Sonnets
I've just sold a three-sonnet sequence to ye online journal of speculative poetry , Eye to the Telescope. The sale is especially sweet to me since I have had a hankering to return to writing poetry but this yen has been quashed by my need to write books of weird fiction. I have a wee ache to write my own Lovecraftian version of Shakespeare's sonnets--numbering 154. Instead, I am planning on writing a new novelette that takes it plot from Shakespeare's sonnets. My working title for the novelette is "Dark Lady," and that was going to be the story's title until I saw this:
I'll find some nice phrase in ye sonnets to use as my title after I've compos'd ye tale.
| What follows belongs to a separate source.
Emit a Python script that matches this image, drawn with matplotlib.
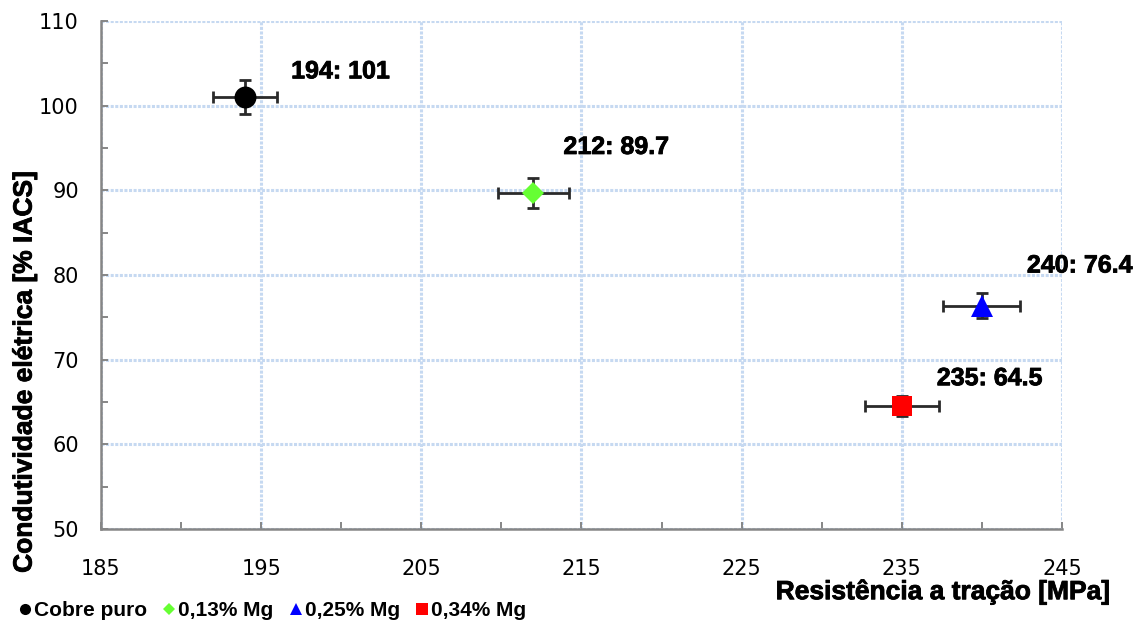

The idea has been a Lovecraftian obsession of mine for some time. Lovecraft mention'd, in correspondence, of wanting to write a novelette set in Arkham about a bloke who inherits a house on French Hill and is compelled to dig in an antient graveyard on Hangman's Hill. I've toy'd with this idea in one or two wee things in prose-poem and vignette sequences--but now I am determined to write HPL's unwritten novelette. I'm shooting for 13,000 words. I had such adolescent fun writing an 11,000 word novelette that was my own version of Grandpa's "The Lurking Fear," I want to do it again. This time I have no completed story to bastardize--just a wee idea; but it hath fired my imagination, and I can use elements from "The Dreams in the Witch House" in my own novelette. My "dark lady" will be my recurring character, Marceline Dubois, of Sesqua Valley, who is spending time in Arkham as a Shakespearean actress, perhaps in a production of Antony and Cleopatra. I want to write fully and suggestively of that island mention'd in Lovecraft's tale; and I want to play with the idea of Nyarlathotep as Black Man, perhaps, one of the elements that so disappoints me in "The Dreams in the Witch House," as Lovecraft's use of Nyarlathotep in that tale seems to me extremely uninspir'd. And I want to play with the Shakespearean motif of father and daughters, and of the lure of the Dark Lady of ye sonnets. Lots to play with, hopefully enough for me to conjure forth a work of 13,000 words.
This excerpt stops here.